START Information supplied

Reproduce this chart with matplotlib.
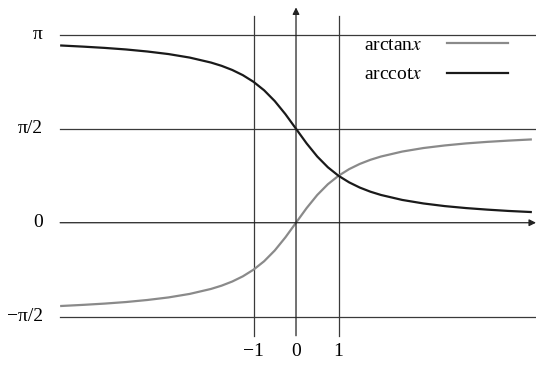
import numpy as np
import matplotlib
matplotlib.use("Agg")
import matplotlib.pyplot as plt

# ---- данные ----
x_vals = [-5.55, -5.0, -4.5, -4.0, -3.5, -3.0, -2.5, -2.0, -1.75, -1.5, -1.25, -1.0,
          -0.75, -0.5, -0.25, 0.0, 0.25, 0.5, 0.75, 1.0, 1.25, 1.5, 1.75, 2.0,
          2.5, 3.0, 3.5, 4.0, 4.5, 5.0, 5.55]
arctan_vals = [-1.393, -1.373, -1.352, -1.326, -1.292, -1.249, -1.190, -1.107, -1.052,
               -0.983, -0.896, -0.785, -0.644, -0.464, -0.245, 0.0, 0.245, 0.464,
               0.644, 0.785, 0.896, 0.983, 1.052, 1.107, 1.190, 1.249, 1.292, 1.326,
               1.352, 1.373, 1.393]
arccot_vals = [2.964, 2.944, 2.923, 2.897, 2.863, 2.820, 2.761, 2.678, 2.623, 2.554,
               2.467, 2.356, 2.214, 2.034, 1.816, 1.571, 1.326, 1.107, 0.927, 0.785,
               0.675, 0.588, 0.519, 0.464, 0.381, 0.322, 0.278, 0.245, 0.219, 0.197,
               0.178]

y_levels = [np.pi, np.pi / 2, 0.0, -np.pi / 2]
y_labels = ["π", "π/2", "0", "−π/2"]
x_ticks = [-1, 0, 1]
x_labels = ["−1", "0", "1"]
legend_names = ["arctan", "arccot"]

plt.rcParams['font.family'] = ['Liberation Serif', 'DejaVu Serif']
plt.rcParams['mathtext.fontset'] = 'stix'

fig = plt.figure(figsize=(5.36, 3.68), dpi=100)
ax = fig.add_axes([0, 0, 1, 1])
ax.set_xlim(-6.965, 5.647)
ax.set_ylim(-2.429, 3.724)
ax.axis('off')

grid_c = '#3a3a3a'
x_left, x_right = -5.55, 5.647
fs = 14

# горизонтальные уровни
for y in [np.pi, np.pi / 2, -np.pi / 2]:
    ax.plot([x_left, x_right], [y, y], color=grid_c, lw=0.9)
# ось x со стрелкой
ax.annotate('', xy=(x_right, 0), xytext=(x_left, 0),
            arrowprops=dict(arrowstyle='-|>', lw=0.9, color='#222222',
                            shrinkA=0, shrinkB=0, mutation_scale=10))
# вертикальные x = -1, 1
for xv in [-1, 1]:
    ax.plot([xv, xv], [-1.89, 3.46], color=grid_c, lw=0.9)
# ось y со стрелкой
ax.annotate('', xy=(0, 3.6), xytext=(0, -1.89),
            arrowprops=dict(arrowstyle='-|>', lw=0.9, color='#222222',
                            shrinkA=0, shrinkB=0, mutation_scale=10))

# кривые
ax.plot(x_vals, arctan_vals, color='#8a8a8a', lw=1.6, solid_capstyle='butt')
ax.plot(x_vals, arccot_vals, color='#1a1a1a', lw=1.6, solid_capstyle='butt')

# подписи по оси y
for y, lab in zip(y_levels, y_labels):
    ax.text(-5.95, y, lab, ha='right', va='center', fontsize=fs)
# подписи по оси x
for xv, lab in zip(x_ticks, x_labels):
    ax.text(xv, -2.15, lab, ha='center', va='center', fontsize=fs)

# легенда
y1, y2 = np.pi - 0.17, np.pi - 0.66
ax.text(1.6, y1, legend_names[0] + r'$x$', ha='left', va='center', fontsize=fs)
ax.plot([3.55, 4.98], [y1 + 0.03, y1 + 0.03], color='#8a8a8a', lw=1.6)
ax.text(1.6, y2, legend_names[1] + r'$x$', ha='left', va='center', fontsize=fs)
ax.plot([3.55, 4.98], [y2 + 0.03, y2 + 0.03], color='#1a1a1a', lw=1.6)

fig.savefig('out.png', dpi=100)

END Information supplied

▶ Given request: Leave out the pictures and output the rest of the material exactly as written.

▶ Result of the task:
Reproduce this chart with matplotlib.
import numpy as np
import matplotlib
matplotlib.use("Agg")
import matplotlib.pyplot as plt

# ---- данные ----
x_vals = [-5.55, -5.0, -4.5, -4.0, -3.5, -3.0, -2.5, -2.0, -1.75, -1.5, -1.25, -1.0,
          -0.75, -0.5, -0.25, 0.0, 0.25, 0.5, 0.75, 1.0, 1.25, 1.5, 1.75, 2.0,
          2.5, 3.0, 3.5, 4.0, 4.5, 5.0, 5.55]
arctan_vals = [-1.393, -1.373, -1.352, -1.326, -1.292, -1.249, -1.190, -1.107, -1.052,
               -0.983, -0.896, -0.785, -0.644, -0.464, -0.245, 0.0, 0.245, 0.464,
               0.644, 0.785, 0.896, 0.983, 1.052, 1.107, 1.190, 1.249, 1.292, 1.326,
               1.352, 1.373, 1.393]
arccot_vals = [2.964, 2.944, 2.923, 2.897, 2.863, 2.820, 2.761, 2.678, 2.623, 2.554,
               2.467, 2.356, 2.214, 2.034, 1.816, 1.571, 1.326, 1.107, 0.927, 0.785,
               0.675, 0.588, 0.519, 0.464, 0.381, 0.322, 0.278, 0.245, 0.219, 0.197,
               0.178]

y_levels = [np.pi, np.pi / 2, 0.0, -np.pi / 2]
y_labels = ["π", "π/2", "0", "−π/2"]
x_ticks = [-1, 0, 1]
x_labels = ["−1", "0", "1"]
legend_names = ["arctan", "arccot"]

plt.rcParams['font.family'] = ['Liberation Serif', 'DejaVu Serif']
plt.rcParams['mathtext.fontset'] = 'stix'

fig = plt.figure(figsize=(5.36, 3.68), dpi=100)
ax = fig.add_axes([0, 0, 1, 1])
ax.set_xlim(-6.965, 5.647)
ax.set_ylim(-2.429, 3.724)
ax.axis('off')

grid_c = '#3a3a3a'
x_left, x_right = -5.55, 5.647
fs = 14

# горизонтальные уровни
for y in [np.pi, np.pi / 2, -np.pi / 2]:
    ax.plot([x_left, x_right], [y, y], color=grid_c, lw=0.9)
# ось x со стрелкой
ax.annotate('', xy=(x_right, 0), xytext=(x_left, 0),
            arrowprops=dict(arrowstyle='-|>', lw=0.9, color='#222222',
                            shrinkA=0, shrinkB=0, mutation_scale=10))
# вертикальные x = -1, 1
for xv in [-1, 1]:
    ax.plot([xv, xv], [-1.89, 3.46], color=grid_c, lw=0.9)
# ось y со стрелкой
ax.annotate('', xy=(0, 3.6), xytext=(0, -1.89),
            arrowprops=dict(arrowstyle='-|>', lw=0.9, color='#222222',
                            shrinkA=0, shrinkB=0, mutation_scale=10))

# кривые
ax.plot(x_vals, arctan_vals, color='#8a8a8a', lw=1.6, solid_capstyle='butt')
ax.plot(x_vals, arccot_vals, color='#1a1a1a', lw=1.6, solid_capstyle='butt')

# подписи по оси y
for y, lab in zip(y_levels, y_labels):
    ax.text(-5.95, y, lab, ha='right', va='center', fontsize=fs)
# подписи по оси x
for xv, lab in zip(x_ticks, x_labels):
    ax.text(xv, -2.15, lab, ha='center', va='center', fontsize=fs)

# легенда
y1, y2 = np.pi - 0.17, np.pi - 0.66
ax.text(1.6, y1, legend_names[0] + r'$x$', ha='left', va='center', fontsize=fs)
ax.plot([3.55, 4.98], [y1 + 0.03, y1 + 0.03], color='#8a8a8a', lw=1.6)
ax.text(1.6, y2, legend_names[1] + r'$x$', ha='left', va='center', fontsize=fs)
ax.plot([3.55, 4.98], [y2 + 0.03, y2 + 0.03], color='#1a1a1a', lw=1.6)

fig.savefig('out.png', dpi=100)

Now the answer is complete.